▶ _STATED TASK_
Reproduce all the lines exactly as they stand, apart from the pictures.

(begin)

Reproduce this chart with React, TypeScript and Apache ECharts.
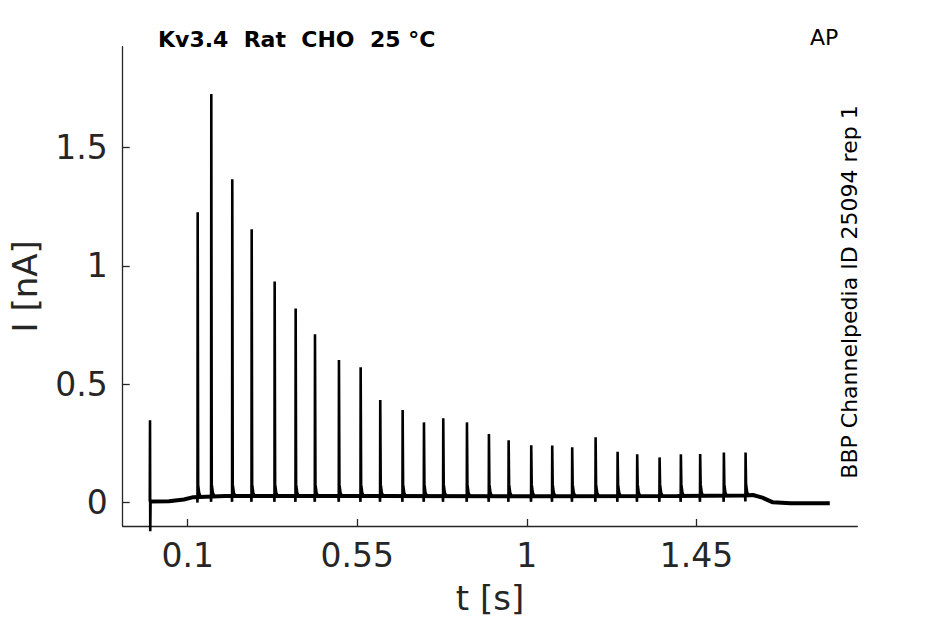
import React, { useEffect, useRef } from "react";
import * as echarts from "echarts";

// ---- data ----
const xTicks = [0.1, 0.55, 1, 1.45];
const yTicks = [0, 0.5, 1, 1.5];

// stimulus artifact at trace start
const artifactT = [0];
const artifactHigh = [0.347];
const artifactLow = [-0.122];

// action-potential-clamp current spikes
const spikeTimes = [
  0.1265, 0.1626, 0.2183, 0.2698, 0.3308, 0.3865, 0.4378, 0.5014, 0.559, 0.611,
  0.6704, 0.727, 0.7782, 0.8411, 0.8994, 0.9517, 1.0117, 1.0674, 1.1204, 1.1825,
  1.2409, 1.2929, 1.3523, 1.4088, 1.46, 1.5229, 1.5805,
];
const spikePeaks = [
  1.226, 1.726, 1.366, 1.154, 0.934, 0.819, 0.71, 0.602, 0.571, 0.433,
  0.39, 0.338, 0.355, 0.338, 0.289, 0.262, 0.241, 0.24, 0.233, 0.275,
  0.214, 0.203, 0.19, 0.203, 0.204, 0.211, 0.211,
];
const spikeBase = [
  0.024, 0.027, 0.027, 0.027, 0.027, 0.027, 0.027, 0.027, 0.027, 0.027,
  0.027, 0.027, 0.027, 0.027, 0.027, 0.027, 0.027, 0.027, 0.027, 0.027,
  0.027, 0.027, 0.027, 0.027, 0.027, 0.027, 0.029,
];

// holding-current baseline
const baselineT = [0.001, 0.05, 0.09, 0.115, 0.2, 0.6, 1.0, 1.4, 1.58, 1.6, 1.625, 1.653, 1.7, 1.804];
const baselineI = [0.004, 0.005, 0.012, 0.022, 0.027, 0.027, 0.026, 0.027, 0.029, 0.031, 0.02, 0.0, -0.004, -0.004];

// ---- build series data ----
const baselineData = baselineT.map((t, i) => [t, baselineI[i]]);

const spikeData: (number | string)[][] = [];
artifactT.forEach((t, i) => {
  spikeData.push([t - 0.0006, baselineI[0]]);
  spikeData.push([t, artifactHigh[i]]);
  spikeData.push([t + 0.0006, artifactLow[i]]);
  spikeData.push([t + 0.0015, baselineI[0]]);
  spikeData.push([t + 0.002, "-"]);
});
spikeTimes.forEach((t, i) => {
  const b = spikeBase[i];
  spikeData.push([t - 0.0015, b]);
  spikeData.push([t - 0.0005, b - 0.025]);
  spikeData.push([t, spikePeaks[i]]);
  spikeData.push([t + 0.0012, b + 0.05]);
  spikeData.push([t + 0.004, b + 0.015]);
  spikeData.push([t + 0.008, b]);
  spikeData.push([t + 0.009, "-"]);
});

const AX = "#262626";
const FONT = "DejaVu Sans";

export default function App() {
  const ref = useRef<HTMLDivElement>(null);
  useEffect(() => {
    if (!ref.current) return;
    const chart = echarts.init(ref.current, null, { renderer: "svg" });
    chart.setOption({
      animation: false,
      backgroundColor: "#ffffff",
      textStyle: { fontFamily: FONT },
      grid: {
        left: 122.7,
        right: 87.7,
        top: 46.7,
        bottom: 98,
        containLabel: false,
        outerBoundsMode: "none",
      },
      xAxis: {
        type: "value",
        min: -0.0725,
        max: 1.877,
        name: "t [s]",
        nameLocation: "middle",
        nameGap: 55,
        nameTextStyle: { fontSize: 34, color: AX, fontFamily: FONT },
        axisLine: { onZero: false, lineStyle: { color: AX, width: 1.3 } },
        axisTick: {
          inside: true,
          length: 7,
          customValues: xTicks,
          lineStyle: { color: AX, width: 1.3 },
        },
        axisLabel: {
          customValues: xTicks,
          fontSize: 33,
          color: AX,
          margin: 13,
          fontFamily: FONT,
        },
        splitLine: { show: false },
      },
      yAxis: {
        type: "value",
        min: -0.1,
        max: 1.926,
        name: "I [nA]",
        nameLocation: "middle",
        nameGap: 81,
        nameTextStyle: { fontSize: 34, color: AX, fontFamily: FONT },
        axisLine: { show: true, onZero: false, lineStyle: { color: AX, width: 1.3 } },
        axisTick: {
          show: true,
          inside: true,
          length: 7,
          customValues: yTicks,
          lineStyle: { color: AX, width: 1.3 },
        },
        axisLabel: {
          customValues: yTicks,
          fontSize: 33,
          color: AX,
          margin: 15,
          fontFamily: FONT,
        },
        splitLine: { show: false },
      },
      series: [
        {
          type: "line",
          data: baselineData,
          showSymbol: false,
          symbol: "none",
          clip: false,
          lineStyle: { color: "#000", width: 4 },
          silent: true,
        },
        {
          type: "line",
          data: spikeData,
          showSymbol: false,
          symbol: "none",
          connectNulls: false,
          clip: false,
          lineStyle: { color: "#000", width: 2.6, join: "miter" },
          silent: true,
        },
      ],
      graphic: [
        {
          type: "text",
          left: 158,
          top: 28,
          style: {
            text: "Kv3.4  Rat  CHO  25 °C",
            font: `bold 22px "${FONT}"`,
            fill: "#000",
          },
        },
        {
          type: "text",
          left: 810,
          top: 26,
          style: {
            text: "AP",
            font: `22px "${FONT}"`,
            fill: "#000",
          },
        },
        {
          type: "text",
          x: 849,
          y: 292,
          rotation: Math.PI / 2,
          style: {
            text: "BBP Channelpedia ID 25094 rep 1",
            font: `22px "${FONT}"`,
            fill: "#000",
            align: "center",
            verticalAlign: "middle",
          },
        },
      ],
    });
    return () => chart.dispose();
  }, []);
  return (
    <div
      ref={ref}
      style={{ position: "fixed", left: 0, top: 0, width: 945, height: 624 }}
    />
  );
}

(end)

▶ _IN RESPONSE_
Reproduce this chart with React, TypeScript and Apache ECharts.
import React, { useEffect, useRef } from "react";
import * as echarts from "echarts";

// ---- data ----
const xTicks = [0.1, 0.55, 1, 1.45];
const yTicks = [0, 0.5, 1, 1.5];

// stimulus artifact at trace start
const artifactT = [0];
const artifactHigh = [0.347];
const artifactLow = [-0.122];

// action-potential-clamp current spikes
const spikeTimes = [
  0.1265, 0.1626, 0.2183, 0.2698, 0.3308, 0.3865, 0.4378, 0.5014, 0.559, 0.611,
  0.6704, 0.727, 0.7782, 0.8411, 0.8994, 0.9517, 1.0117, 1.0674, 1.1204, 1.1825,
  1.2409, 1.2929, 1.3523, 1.4088, 1.46, 1.5229, 1.5805,
];
const spikePeaks = [
  1.226, 1.726, 1.366, 1.154, 0.934, 0.819, 0.71, 0.602, 0.571, 0.433,
  0.39, 0.338, 0.355, 0.338, 0.289, 0.262, 0.241, 0.24, 0.233, 0.275,
  0.214, 0.203, 0.19, 0.203, 0.204, 0.211, 0.211,
];
const spikeBase = [
  0.024, 0.027, 0.027, 0.027, 0.027, 0.027, 0.027, 0.027, 0.027, 0.027,
  0.027, 0.027, 0.027, 0.027, 0.027, 0.027, 0.027, 0.027, 0.027, 0.027,
  0.027, 0.027, 0.027, 0.027, 0.027, 0.027, 0.029,
];

// holding-current baseline
const baselineT = [0.001, 0.05, 0.09, 0.115, 0.2, 0.6, 1.0, 1.4, 1.58, 1.6, 1.625, 1.653, 1.7, 1.804];
const baselineI = [0.004, 0.005, 0.012, 0.022, 0.027, 0.027, 0.026, 0.027, 0.029, 0.031, 0.02, 0.0, -0.004, -0.004];

// ---- build series data ----
const baselineData = baselineT.map((t, i) => [t, baselineI[i]]);

const spikeData: (number | string)[][] = [];
artifactT.forEach((t, i) => {
  spikeData.push([t - 0.0006, baselineI[0]]);
  spikeData.push([t, artifactHigh[i]]);
  spikeData.push([t + 0.0006, artifactLow[i]]);
  spikeData.push([t + 0.0015, baselineI[0]]);
  spikeData.push([t + 0.002, "-"]);
});
spikeTimes.forEach((t, i) => {
  const b = spikeBase[i];
  spikeData.push([t - 0.0015, b]);
  spikeData.push([t - 0.0005, b - 0.025]);
  spikeData.push([t, spikePeaks[i]]);
  spikeData.push([t + 0.0012, b + 0.05]);
  spikeData.push([t + 0.004, b + 0.015]);
  spikeData.push([t + 0.008, b]);
  spikeData.push([t + 0.009, "-"]);
});

const AX = "#262626";
const FONT = "DejaVu Sans";

export default function App() {
  const ref = useRef<HTMLDivElement>(null);
  useEffect(() => {
    if (!ref.current) return;
    const chart = echarts.init(ref.current, null, { renderer: "svg" });
    chart.setOption({
      animation: false,
      backgroundColor: "#ffffff",
      textStyle: { fontFamily: FONT },
      grid: {
        left: 122.7,
        right: 87.7,
        top: 46.7,
        bottom: 98,
        containLabel: false,
        outerBoundsMode: "none",
      },
      xAxis: {
        type: "value",
        min: -0.0725,
        max: 1.877,
        name: "t [s]",
        nameLocation: "middle",
        nameGap: 55,
        nameTextStyle: { fontSize: 34, color: AX, fontFamily: FONT },
        axisLine: { onZero: false, lineStyle: { color: AX, width: 1.3 } },
        axisTick: {
          inside: true,
          length: 7,
          customValues: xTicks,
          lineStyle: { color: AX, width: 1.3 },
        },
        axisLabel: {
          customValues: xTicks,
          fontSize: 33,
          color: AX,
          margin: 13,
          fontFamily: FONT,
        },
        splitLine: { show: false },
      },
      yAxis: {
        type: "value",
        min: -0.1,
        max: 1.926,
        name: "I [nA]",
        nameLocation: "middle",
        nameGap: 81,
        nameTextStyle: { fontSize: 34, color: AX, fontFamily: FONT },
        axisLine: { show: true, onZero: false, lineStyle: { color: AX, width: 1.3 } },
        axisTick: {
          show: true,
          inside: true,
          length: 7,
          customValues: yTicks,
          lineStyle: { color: AX, width: 1.3 },
        },
        axisLabel: {
          customValues: yTicks,
          fontSize: 33,
          color: AX,
          margin: 15,
          fontFamily: FONT,
        },
        splitLine: { show: false },
      },
      series: [
        {
          type: "line",
          data: baselineData,
          showSymbol: false,
          symbol: "none",
          clip: false,
          lineStyle: { color: "#000", width: 4 },
          silent: true,
        },
        {
          type: "line",
          data: spikeData,
          showSymbol: false,
          symbol: "none",
          connectNulls: false,
          clip: false,
          lineStyle: { color: "#000", width: 2.6, join: "miter" },
          silent: true,
        },
      ],
      graphic: [
        {
          type: "text",
          left: 158,
          top: 28,
          style: {
            text: "Kv3.4  Rat  CHO  25 °C",
            font: `bold 22px "${FONT}"`,
            fill: "#000",
          },
        },
        {
          type: "text",
          left: 810,
          top: 26,
          style: {
            text: "AP",
            font: `22px "${FONT}"`,
            fill: "#000",
          },
        },
        {
          type: "text",
          x: 849,
          y: 292,
          rotation: Math.PI / 2,
          style: {
            text: "BBP Channelpedia ID 25094 rep 1",
            font: `22px "${FONT}"`,
            fill: "#000",
            align: "center",
            verticalAlign: "middle",
          },
        },
      ],
    });
    return () => chart.dispose();
  }, []);
  return (
    <div
      ref={ref}
      style={{ position: "fixed", left: 0, top: 0, width: 945, height: 624 }}
    />
  );
}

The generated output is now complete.